#### [EXERCISE]
Make an exact copy, from the records below, of the lines from the line containing "Clone this chart in matplotlib." to the line containing "return bars", both lines included, excluding pictures.

Charts and diagrams as code
■ ■ ■ ■ ■ ■ ■

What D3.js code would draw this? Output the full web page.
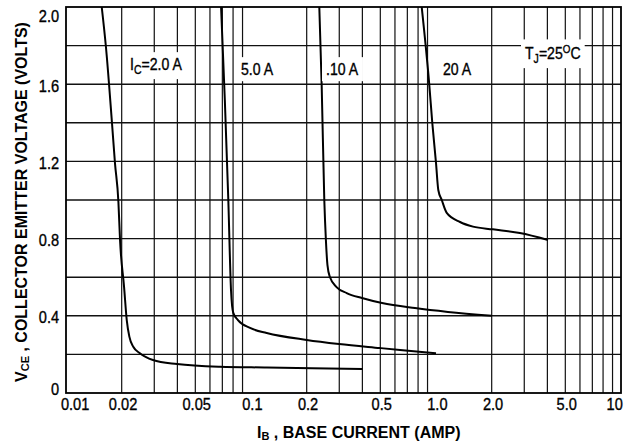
<!DOCTYPE html>
<html>
<head>
<meta charset="utf-8">
<script src="https://cdn.jsdelivr.net/npm/d3@7"></script>
<style>
  html, body { margin: 0; padding: 0; background: #fff; }
  svg { display: block; }
  text { font-family: "Liberation Sans", Arial, Helvetica, sans-serif; fill: #000; }
  .heavy { stroke: #000; stroke-width: 0.35px; }
</style>
</head>
<body>
<div id="chart"></div>
<script>
// ---- data ----
const xTicks = [0.01, 0.02, 0.05, 0.1, 0.2, 0.5, 1, 2, 5, 10];
const xTickLabels = ["0.01", "0.02", "0.05", "0.1", "0.2", "0.5", "1.0", "2.0", "5.0", "10"];
const yTicks = [0, 0.4, 0.8, 1.2, 1.6, 2.0];
const yTickLabels = ["0", "0.4", "0.8", "1.2", "1.6", "2.0"];
const yGrid = [0.2, 0.4, 0.6, 0.8, 1.0, 1.2, 1.4, 1.6, 1.8];

const seriesNames = ["2.0 A", "5.0 A", "10 A", "20 A"];

const ib2A  = [0.0156, 0.01645, 0.01774, 0.0184, 0.0192, 0.0196, 0.0206, 0.0213, 0.0220, 0.0231, 0.0251, 0.0295, 0.0398, 0.068, 0.122, 0.4];
const vce2A = [2.0, 1.79, 1.394, 1.19, 0.99, 0.79, 0.55, 0.378, 0.292, 0.24, 0.206, 0.171, 0.150, 0.136, 0.132, 0.124];

const ib5A  = [0.0689, 0.0722, 0.0754, 0.078, 0.0802, 0.085, 0.0988, 0.1216, 0.2, 0.299, 0.498, 0.639, 1.0];
const vce5A = [2.0, 1.518, 1.0, 0.53, 0.415, 0.378, 0.337, 0.311, 0.275, 0.254, 0.233, 0.223, 0.206];

const ib10A  = [0.234, 0.241, 0.249, 0.254, 0.259, 0.267, 0.29, 0.329, 0.398, 0.511, 0.77, 1.16, 2.0];
const vce10A = [2.0, 1.596, 1.0, 0.793, 0.663, 0.601, 0.549, 0.518, 0.492, 0.466, 0.44, 0.42, 0.40];

const ib20A  = [0.837, 0.92, 0.955, 1.0, 1.029, 1.074, 1.143, 1.349, 1.585, 2.03, 2.84, 4.03];
const vce20A = [2.0, 1.596, 1.399, 1.192, 1.052, 1.0, 0.933, 0.886, 0.862, 0.848, 0.829, 0.793];

// ---- layout ----
const W = 635, H = 446;
const m = { left: 66, top: 7, right: 14, bottom: 53 };
const pw = W - m.left - m.right, ph = H - m.top - m.bottom;

const svg = d3.select("#chart").append("svg").attr("width", W).attr("height", H);
const g = svg.append("g").attr("transform", `translate(${m.left},${m.top})`);

const x = d3.scaleLog().domain([0.01, 10]).range([0, pw]);
const y = d3.scaleLinear().domain([0, 2.0]).range([ph, 0]);

// vertical grid: 2..9 of every decade
const xGrid = [];
[0.01, 0.1, 1].forEach(dec => { for (let k = 2; k <= 9; k++) xGrid.push(+(k * dec).toPrecision(3)); });
g.append("g").selectAll("line").data(xGrid).join("line")
  .attr("x1", d => x(d)).attr("x2", d => x(d))
  .attr("y1", 0).attr("y2", ph)
  .attr("stroke", "#111").attr("stroke-width", 1.2);

g.append("g").selectAll("line").data(yGrid).join("line")
  .attr("x1", 0).attr("x2", pw)
  .attr("y1", d => y(d)).attr("y2", d => y(d))
  .attr("stroke", "#111").attr("stroke-width", 1.4);

// frame
g.append("rect").attr("x", 0).attr("y", 0).attr("width", pw).attr("height", ph)
  .attr("fill", "none").attr("stroke", "#000").attr("stroke-width", 1.8);

// axes
const xAxis = g.append("g").attr("transform", `translate(0,${ph})`)
  .call(d3.axisBottom(x).tickValues(xTicks).tickFormat((d, i) => xTickLabels[i]).tickSize(0).tickPadding(5));
xAxis.select(".domain").remove();
xAxis.selectAll("text").attr("class", "heavy").attr("font-size", 17).attr("transform", "scale(0.86,1)")
  .attr("dx", (d, i) => i === 0 ? 10 : (i === xTicks.length - 1 ? -8 : 1));

const yAxis = g.append("g")
  .call(d3.axisLeft(y).tickValues(yTicks).tickFormat((d, i) => yTickLabels[i]).tickSize(0).tickPadding(8));
yAxis.select(".domain").remove();
yAxis.selectAll("text").attr("class", "heavy").attr("font-size", 17).attr("transform", "scale(0.86,1)")
  .attr("dy", d => d === 2.0 ? "0.85em" : (d === 0 ? "0.1em" : "0.42em"));

// curve labels (absolute page coordinates), on white boxes that break the grid
const labelLayer = svg.append("g");
function label(px, py, parts, size) {
  const grp = labelLayer.append("g");
  const bg = grp.append("rect").attr("fill", "#fff");
  const t = grp.append("text").attr("class", "heavy")
    .attr("transform", `translate(${px},${py}) scale(0.88,1)`)
    .attr("font-size", size);
  parts.forEach(p => {
    const s = t.append("tspan").text(p.t);
    if (p.sub) s.attr("font-size", size * 0.75).attr("dy", 4);
    if (p.sup) s.attr("font-size", size * 0.7).attr("dy", -6);
    if (p.back) s.attr("dy", p.back);
  });
  const b = t.node().getBBox();
  const sx = 0.88;
  bg.attr("x", px + b.x * sx - 4).attr("y", py + b.y - 3)
    .attr("width", b.width * sx + 8).attr("height", b.height + 6);
  return t;
}

// curves
const line = d3.line().x(d => x(d[0])).y(d => y(d[1])).curve(d3.curveMonotoneX);
const series = [
  d3.zip(ib2A, vce2A), d3.zip(ib5A, vce5A), d3.zip(ib10A, vce10A), d3.zip(ib20A, vce20A)
];

label(130, 70, [{ t: "I" }, { t: "C", sub: true }, { t: "=2.0 A", back: -4 }], 16);
label(241, 75, [{ t: seriesNames[1] }], 16);
label(326, 75, [{ t: "." + seriesNames[2] }], 16);
label(443, 75, [{ t: seriesNames[3] }], 16);
label(525, 59, [{ t: "T" }, { t: "J", sub: true }, { t: "=25", back: -4 }, { t: "O", sup: true }, { t: "C", back: 6 }], 16);

g.append("g").selectAll("path").data(series).join("path")
  .attr("d", line).attr("fill", "none").attr("stroke", "#000")
  .attr("stroke-width", 2).attr("stroke-linejoin", "round");

// axis titles
const xt = svg.append("text").attr("x", 257).attr("y", 438).attr("font-size", 16).attr("font-weight", "bold");
xt.append("tspan").text("I");
xt.append("tspan").text("B").attr("font-size", 11).attr("dy", 2);
xt.append("tspan").text(" , BASE CURRENT (AMP)").attr("dy", -2);

const yt = svg.append("text").attr("transform", "translate(27,202) rotate(-90)")
  .attr("text-anchor", "middle").attr("font-size", 16).attr("font-weight", "bold");
yt.append("tspan").text("V");
yt.append("tspan").text("CE").attr("font-size", 11).attr("dy", 2);
yt.append("tspan").text(" , COLLECTOR EMITTER VOLTAGE (VOLTS)").attr("dy", -2);
</script>
</body>
</html>
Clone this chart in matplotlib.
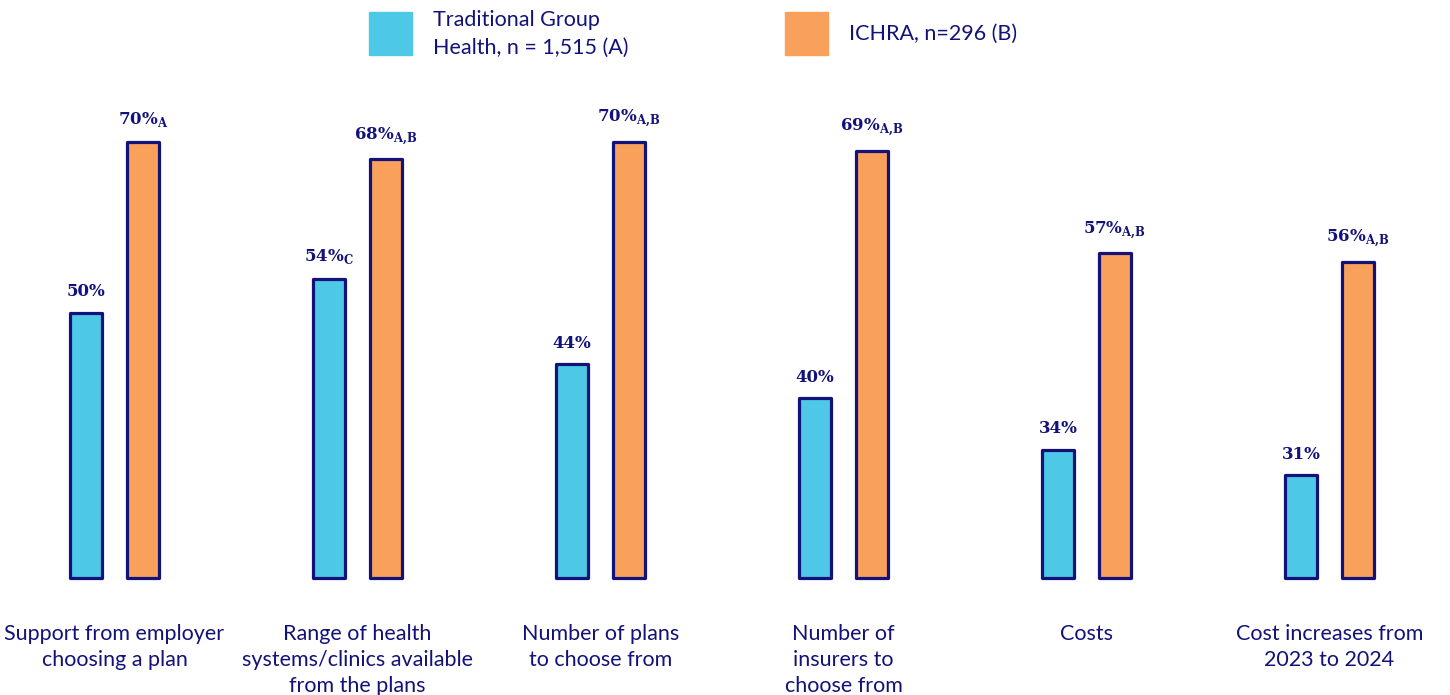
import matplotlib
matplotlib.use("Agg")
import matplotlib.pyplot as plt
from matplotlib.patches import Rectangle
import numpy as np

categories = [
    "Support from employer\nchoosing a plan",
    "Range of health\nsystems/clinics available\nfrom the plans",
    "Number of plans\nto choose from",
    "Number of\ninsurers to\nchoose from",
    "Costs",
    "Cost increases from\n2023 to 2024",
]
traditional = [50, 54, 44, 40, 34, 31]
ichra = [70, 68, 70, 69, 57, 56]
traditional_sig = ["", "C", "", "", "", ""]
ichra_sig = ["A", "A,B", "A,B", "A,B", "A,B", "A,B"]
series_names = ["Traditional Group\nHealth, n = 1,515 (A)", "ICHRA, n=296 (B)"]

BLUE = "#4DC8E6"
ORANGE = "#F9A05A"
NAVY = "#12127A"

# the picture's bars do not start at zero
base = 19

W, H = 1450, 695
fig = plt.figure(figsize=(W / 100, H / 100), dpi=100)
ax = fig.add_axes([0, 117 / H, 1, 478 / H])

x = np.arange(len(categories))
w = 0.13
off = 0.117

def draw(xs, vals, color, sigs):
    bars = ax.bar(xs, np.array(vals) - base, width=w, bottom=base, color=color,
                  edgecolor=NAVY, linewidth=2.3, joinstyle="round", clip_on=False)
    for b, v, s in zip(bars, vals, sigs):
        label = f"{v}%"
        if s:
            label += r"$_\mathregular{" + s.replace(",", "{,}") + "}$"
        ax.annotate(label, (b.get_x() + b.get_width() / 2, v), xytext=(0, 9),
                    textcoords="offset points", ha="center", va="bottom",
                    fontsize=12, fontweight="bold", family="DejaVu Serif", color=NAVY)
    return bars

draw(x - off, traditional, BLUE, traditional_sig)
draw(x + off, ichra, ORANGE, ichra_sig)

ax.set_xlim(-114.5 / 243, (W - 114.5) / 243)
ax.set_ylim(base, base + 478 / 8.55)
ax.axis("off")

for xi, c in zip(x, categories):
    ax.annotate(c, (xi, base), xytext=(0, -33), textcoords="offset points",
                ha="center", va="top", fontsize=15.5, family="Lato", color=NAVY,
                linespacing=1.38)

# legend drawn by hand: big squares with text beside them
for left, color, name in zip([369, 785], [BLUE, ORANGE], series_names):
    fig.patches.append(Rectangle((left / W, 1 - 55 / H), 43 / W, 43 / H,
                                 transform=fig.transFigure, color=color))
    fig.text((left + 64) / W, 1 - 34 / H, name, ha="left", va="center",
             fontsize=15.5, family="Lato", color=NAVY, linespacing=1.45)

fig.savefig("out.png", dpi=100)
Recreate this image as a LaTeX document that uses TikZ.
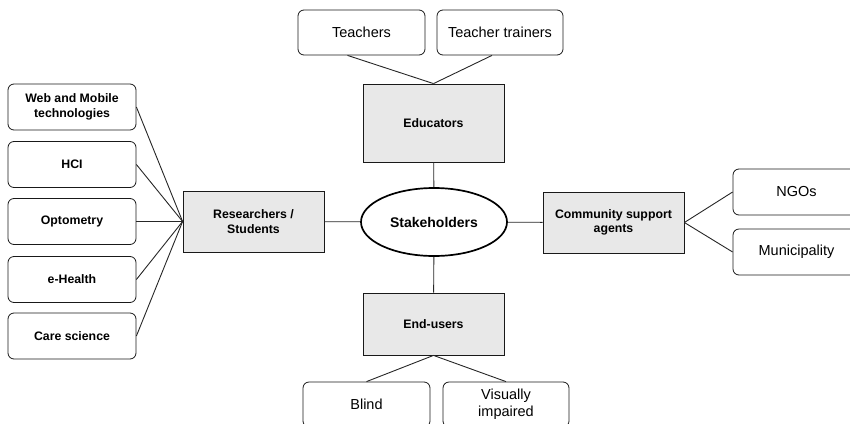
\documentclass[tikz,border=0pt]{standalone}
\usepackage{fontspec}
\setmainfont{Liberation Sans}
\usetikzlibrary{shapes.geometric}

\begin{document}
\begin{tikzpicture}[x=1pt, y=-1pt,
    group/.style={draw=black!90, line width=0.8pt, fill=black!9, minimum width=141pt,
                  inner sep=2pt, align=center,
                  font=\fontsize{12.3}{14.5}\selectfont\bfseries},
    field/.style={draw=black!90, line width=0.8pt, rounded corners=6pt, minimum width=128pt,
                  minimum height=46pt, inner sep=2pt, align=center,
                  font=\fontsize{12.3}{14.5}\selectfont\bfseries},
    leaf/.style={draw=black!90, line width=0.8pt, rounded corners=6pt, minimum width=127pt,
                 minimum height=45pt, inner sep=2pt, align=center,
                 font=\fontsize{14.5}{17}\selectfont},
    link/.style={draw=black!85, line width=0.9pt},
]
\clip (0,0) rectangle (850,423);
% centre
\node[ellipse, draw, line width=1.7pt, minimum width=146pt, minimum height=68pt,
      inner sep=0pt, font=\fontsize{14}{16}\selectfont\bfseries] (stake) at (434,222) {Stakeholders};
% the four groups
\node[group, minimum height=78pt] (edu) at (433.5,123) {Educators};
\node[group, minimum height=62pt] (endu) at (433.5,324) {End-users};
\node[group, minimum height=61pt] (res) at (253.5,221.5) {Researchers /\\Students};
\node[group, minimum height=61pt] (comm) at (613.5,222.5) {Community support\\agents};
\draw[link] (edu) -- (stake);
\draw[link] (endu) -- (stake);
\draw[link] (res) -- (stake);
\draw[link] (comm) -- (stake);
% educators
\node[leaf] (teach) at (361.5,32.5) {Teachers};
\node[leaf, minimum width=126pt] (ttrain) at (500,32.5) {Teacher trainers};
\draw[link] ([xshift=-14pt]teach.south) -- (edu.north);
\draw[link] ([xshift=-8pt]ttrain.south) -- (edu.north);
% end-users
\node[leaf] (blind) at (366.5,404.5) {Blind};
\node[leaf, minimum width=126pt] (vis) at (506,404.5) {Visually\\impaired};
\draw[link] (endu.south) -- (blind.north);
\draw[link] (endu.south) -- (vis.north);
% community support agents
\node[leaf, minimum height=46pt] (ngo) at (796.5,192) {NGOs};
\node[leaf, minimum height=46pt] (muni) at (796.5,252) {Municipality};
\draw[link] (comm.east) -- (ngo.west);
\draw[link] (comm.east) -- (muni.west);
% researchers / students
\node[field] (web) at (72,107) {Web and Mobile\\technologies};
\node[field] (hci) at (72,164.5) {HCI};
\node[field] (opto) at (72,221.5) {Optometry};
\node[field] (ehealth) at (72,279.5) {e-Health};
\node[field] (care) at (72,336) {Care science};
\draw[link] (web.east) -- (res.west);
\draw[link] (hci.east) -- (res.west);
\draw[link] (opto.east) -- (res.west);
\draw[link] (ehealth.east) -- (res.west);
\draw[link] (care.east) -- (res.west);
\end{tikzpicture}
\end{document}
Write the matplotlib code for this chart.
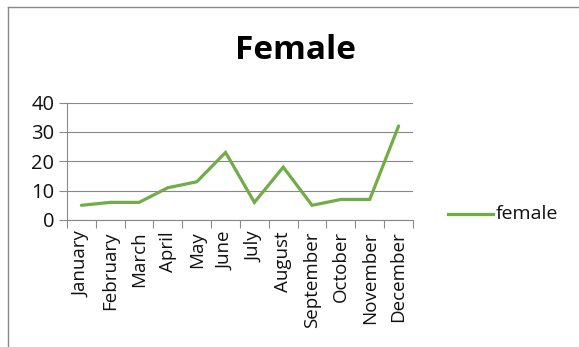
import matplotlib
matplotlib.use('Agg')
import matplotlib.pyplot as plt
from matplotlib.lines import Line2D

months = ['January', 'February', 'March', 'April', 'May', 'June',
          'July', 'August', 'September', 'October', 'November', 'December']
female = [5, 6, 6, 11, 13, 23, 6, 18, 5, 7, 7, 32]
y_ticks = [0, 10, 20, 30, 40]

plt.rcParams['font.family'] = ['Open Sans', 'DejaVu Sans']

fig = plt.figure(figsize=(5.79, 3.47), dpi=100)
ax = fig.add_axes([0.1157, 0.366, 0.5976, 0.3386])

x = list(range(len(months)))
ax.plot(x, female, color='#70AD47', linewidth=2.3, solid_capstyle='round',
        solid_joinstyle='miter')

ax.set_xlim(-0.5, len(months) - 0.5)
ax.set_ylim(0, 40)
ax.set_yticks(y_ticks)
ax.set_yticklabels([str(v) for v in y_ticks], fontsize=14.5, color='#111111')
ax.tick_params(axis='y', length=6, width=0.8, color='#888888', pad=3)

# category labels centred, tick marks on category boundaries
ax.set_xticks(x)
ax.set_xticklabels(months, rotation=90, fontsize=13.5, color='#111111')
ax.set_xticks([i - 0.5 for i in range(len(months) + 1)], minor=True)
ax.tick_params(axis='x', which='major', length=0, pad=8)
ax.tick_params(axis='x', which='minor', length=6, width=0.8, color='#888888')

ax.yaxis.grid(True, color='#888888', linewidth=0.8)
ax.set_axisbelow(True)
for side in ['top', 'right']:
    ax.spines[side].set_visible(False)
for side in ['left', 'bottom']:
    ax.spines[side].set_color('#888888')
    ax.spines[side].set_linewidth(0.8)

fig.text(0.51, 0.855, 'Female', ha='center', va='center',
         fontsize=24, fontweight='bold', color='#000000')

# legend entry
fig.add_artist(Line2D([448 / 579, 493 / 579], [1 - 214 / 347, 1 - 214 / 347],
                      color='#70AD47', linewidth=2.3))
fig.text(496 / 579, 1 - 214 / 347, 'female', ha='left', va='center',
         fontsize=14, color='#111111')

# chart frame (clipped on right and bottom)
fig.add_artist(Line2D([8 / 579, 1.0], [1 - 7 / 347, 1 - 7 / 347],
                      color='#888888', linewidth=1.0))
fig.add_artist(Line2D([8 / 579, 8 / 579], [0.0, 1 - 7 / 347],
                      color='#888888', linewidth=1.0))

fig.savefig('out.png', dpi=100)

■ ■ ■ ■ ■ ■ ■

#### [EXERCISE OUTPUT]
Clone this chart in matplotlib.
import matplotlib
matplotlib.use("Agg")
import matplotlib.pyplot as plt
from matplotlib.patches import Rectangle
import numpy as np

categories = [
    "Support from employer\nchoosing a plan",
    "Range of health\nsystems/clinics available\nfrom the plans",
    "Number of plans\nto choose from",
    "Number of\ninsurers to\nchoose from",
    "Costs",
    "Cost increases from\n2023 to 2024",
]
traditional = [50, 54, 44, 40, 34, 31]
ichra = [70, 68, 70, 69, 57, 56]
traditional_sig = ["", "C", "", "", "", ""]
ichra_sig = ["A", "A,B", "A,B", "A,B", "A,B", "A,B"]
series_names = ["Traditional Group\nHealth, n = 1,515 (A)", "ICHRA, n=296 (B)"]

BLUE = "#4DC8E6"
ORANGE = "#F9A05A"
NAVY = "#12127A"

# the picture's bars do not start at zero
base = 19

W, H = 1450, 695
fig = plt.figure(figsize=(W / 100, H / 100), dpi=100)
ax = fig.add_axes([0, 117 / H, 1, 478 / H])

x = np.arange(len(categories))
w = 0.13
off = 0.117

def draw(xs, vals, color, sigs):
    bars = ax.bar(xs, np.array(vals) - base, width=w, bottom=base, color=color,
                  edgecolor=NAVY, linewidth=2.3, joinstyle="round", clip_on=False)
    for b, v, s in zip(bars, vals, sigs):
        label = f"{v}%"
        if s:
            label += r"$_\mathregular{" + s.replace(",", "{,}") + "}$"
        ax.annotate(label, (b.get_x() + b.get_width() / 2, v), xytext=(0, 9),
                    textcoords="offset points", ha="center", va="bottom",
                    fontsize=12, fontweight="bold", family="DejaVu Serif", color=NAVY)
    return bars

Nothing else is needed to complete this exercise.